- What is needed -
Everything in the listing except the pictures should be written out exactly.

- Data shown -
+ + +
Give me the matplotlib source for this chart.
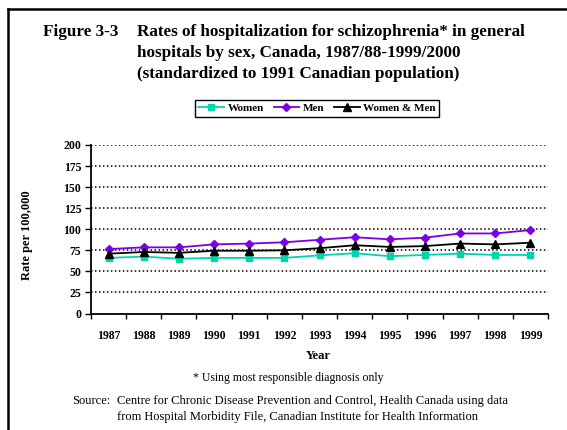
import matplotlib
matplotlib.use('Agg')
import matplotlib.pyplot as plt
from matplotlib.lines import Line2D

plt.rcParams['font.family'] = ['Liberation Serif', 'DejaVu Serif']

years = ['1987', '1988', '1989', '1990', '1991', '1992', '1993',
         '1994', '1995', '1996', '1997', '1998', '1999']
women = [66, 67.5, 65, 66, 66, 66, 69, 71.5, 68, 69.5, 71, 69.5, 69.5]
men = [76.5, 78.5, 78.5, 82, 83, 84.5, 87.5, 90.5, 88, 90, 95, 95, 99]
both = [71, 73, 72, 74.5, 74.5, 75, 77.5, 81, 79, 80, 83, 82, 84]
yticks = [0, 25, 50, 75, 100, 125, 150, 175, 200]

fig = plt.figure(figsize=(5.67, 4.30), dpi=100)
ax = fig.add_axes([0.1605, 0.2709, 0.806, 0.392])

x = list(range(len(years)))
ax.plot(x, women, '-s', color='#00d4aa', lw=1.3, ms=5, label='Women')
ax.plot(x, men, '-D', color='#7a00e6', lw=1.3, ms=4.5, label='Men')
ax.plot(x, both, '-^', color='black', lw=1.3, ms=5.5, label='Women & Men')

# gepunktete gitterlinien
for v in yticks[1:]:
    ax.axhline(v, color='black', lw=1.1, ls=(0, (1, 1.6)), zorder=0)

ax.set_xlim(-0.5, len(years) - 0.5)
ax.set_ylim(0, 200)
ax.set_yticks(yticks)
ax.set_yticklabels([str(v) for v in yticks], fontsize=8.5, fontweight='bold')
ax.set_xticks(x)
ax.set_xticklabels(years, fontsize=8.5, fontweight='bold')
ax.set_xticks([i - 0.5 for i in range(len(years) + 1)], minor=True)
ax.tick_params(axis='x', which='major', length=0, pad=12)
ax.tick_params(axis='x', which='minor', length=3.5, width=1, direction='out')
ax.tick_params(axis='y', length=4, width=1, direction='out', pad=3)

for s in ['top', 'right']:
    ax.spines[s].set_visible(False)
for s in ['left', 'bottom']:
    ax.spines[s].set_linewidth(1.3)

fig.legend(loc='center', bbox_to_anchor=(0.559, 0.748), ncol=3,
           frameon=True, fancybox=False, edgecolor='black', framealpha=1,
           prop={'weight': 'bold', 'size': 8}, handlelength=2.3,
           handletextpad=0.3, columnspacing=0.9, borderpad=0.35)

fig.text(0.0476, 0.4535, 'Rate per 100,000', rotation=90, ha='center',
         va='center', fontsize=9, fontweight='bold')
fig.text(0.561, 0.172, 'Year', ha='center', va='center', fontsize=9,
         fontweight='bold')

# titel
tkw = dict(fontsize=12.3, fontweight='bold', va='center', ha='left')
fig.text(43 / 567, 1 - 32 / 430, 'Figure 3-3', **tkw)
fig.text(137 / 567, 1 - 32 / 430,
         'Rates of hospitalization for schizophrenia* in general', **tkw)
fig.text(137 / 567, 1 - 53 / 430,
         'hospitals by sex, Canada, 1987/88-1999/2000', **tkw)
fig.text(137 / 567, 1 - 74 / 430,
         '(standardized to 1991 Canadian population)', **tkw)

# fussnoten
fig.text(193 / 567, 1 - 378 / 430, '* Using most responsible diagnosis only',
         ha='left', va='center', fontsize=8.5)
fig.text(72 / 567, 1 - 401 / 430, 'Source:', ha='left', va='center', fontsize=9)
fig.text(117 / 567, 1 - 401 / 430,
         'Centre for Chronic Disease Prevention and Control, Health Canada using data',
         ha='left', va='center', fontsize=9)
fig.text(117 / 567, 1 - 417 / 430,
         'from Hospital Morbidity File, Canadian Institute for Health Information',
         ha='left', va='center', fontsize=9)

# rahmen oben und links
fig.add_artist(Line2D([8 / 567, 1], [1 - 9 / 430, 1 - 9 / 430], color='black',
                      lw=1.8, transform=fig.transFigure))
fig.add_artist(Line2D([8 / 567, 8 / 567], [0, 1 - 9 / 430], color='black',
                      lw=1.8, transform=fig.transFigure))

fig.savefig('out.png', dpi=100)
+ + +
- Output -
Give me the matplotlib source for this chart.
import matplotlib
matplotlib.use('Agg')
import matplotlib.pyplot as plt
from matplotlib.lines import Line2D

plt.rcParams['font.family'] = ['Liberation Serif', 'DejaVu Serif']

years = ['1987', '1988', '1989', '1990', '1991', '1992', '1993',
         '1994', '1995', '1996', '1997', '1998', '1999']
women = [66, 67.5, 65, 66, 66, 66, 69, 71.5, 68, 69.5, 71, 69.5, 69.5]
men = [76.5, 78.5, 78.5, 82, 83, 84.5, 87.5, 90.5, 88, 90, 95, 95, 99]
both = [71, 73, 72, 74.5, 74.5, 75, 77.5, 81, 79, 80, 83, 82, 84]
yticks = [0, 25, 50, 75, 100, 125, 150, 175, 200]

fig = plt.figure(figsize=(5.67, 4.30), dpi=100)
ax = fig.add_axes([0.1605, 0.2709, 0.806, 0.392])

x = list(range(len(years)))
ax.plot(x, women, '-s', color='#00d4aa', lw=1.3, ms=5, label='Women')
ax.plot(x, men, '-D', color='#7a00e6', lw=1.3, ms=4.5, label='Men')
ax.plot(x, both, '-^', color='black', lw=1.3, ms=5.5, label='Women & Men')

# gepunktete gitterlinien
for v in yticks[1:]:
    ax.axhline(v, color='black', lw=1.1, ls=(0, (1, 1.6)), zorder=0)

ax.set_xlim(-0.5, len(years) - 0.5)
ax.set_ylim(0, 200)
ax.set_yticks(yticks)
ax.set_yticklabels([str(v) for v in yticks], fontsize=8.5, fontweight='bold')
ax.set_xticks(x)
ax.set_xticklabels(years, fontsize=8.5, fontweight='bold')
ax.set_xticks([i - 0.5 for i in range(len(years) + 1)], minor=True)
ax.tick_params(axis='x', which='major', length=0, pad=12)
ax.tick_params(axis='x', which='minor', length=3.5, width=1, direction='out')
ax.tick_params(axis='y', length=4, width=1, direction='out', pad=3)

for s in ['top', 'right']:
    ax.spines[s].set_visible(False)
for s in ['left', 'bottom']:
    ax.spines[s].set_linewidth(1.3)

fig.legend(loc='center', bbox_to_anchor=(0.559, 0.748), ncol=3,
           frameon=True, fancybox=False, edgecolor='black', framealpha=1,
           prop={'weight': 'bold', 'size': 8}, handlelength=2.3,
           handletextpad=0.3, columnspacing=0.9, borderpad=0.35)

fig.text(0.0476, 0.4535, 'Rate per 100,000', rotation=90, ha='center',
         va='center', fontsize=9, fontweight='bold')
fig.text(0.561, 0.172, 'Year', ha='center', va='center', fontsize=9,
         fontweight='bold')

# titel
tkw = dict(fontsize=12.3, fontweight='bold', va='center', ha='left')
fig.text(43 / 567, 1 - 32 / 430, 'Figure 3-3', **tkw)
fig.text(137 / 567, 1 - 32 / 430,
         'Rates of hospitalization for schizophrenia* in general', **tkw)
fig.text(137 / 567, 1 - 53 / 430,
         'hospitals by sex, Canada, 1987/88-1999/2000', **tkw)
fig.text(137 / 567, 1 - 74 / 430,
         '(standardized to 1991 Canadian population)', **tkw)

# fussnoten
fig.text(193 / 567, 1 - 378 / 430, '* Using most responsible diagnosis only',
         ha='left', va='center', fontsize=8.5)
fig.text(72 / 567, 1 - 401 / 430, 'Source:', ha='left', va='center', fontsize=9)
fig.text(117 / 567, 1 - 401 / 430,
         'Centre for Chronic Disease Prevention and Control, Health Canada using data',
         ha='left', va='center', fontsize=9)
fig.text(117 / 567, 1 - 417 / 430,
         'from Hospital Morbidity File, Canadian Institute for Health Information',
         ha='left', va='center', fontsize=9)

# rahmen oben und links
fig.add_artist(Line2D([8 / 567, 1], [1 - 9 / 430, 1 - 9 / 430], color='black',
                      lw=1.8, transform=fig.transFigure))
fig.add_artist(Line2D([8 / 567, 8 / 567], [0, 1 - 9 / 430], color='black',
                      lw=1.8, transform=fig.transFigure))

fig.savefig('out.png', dpi=100)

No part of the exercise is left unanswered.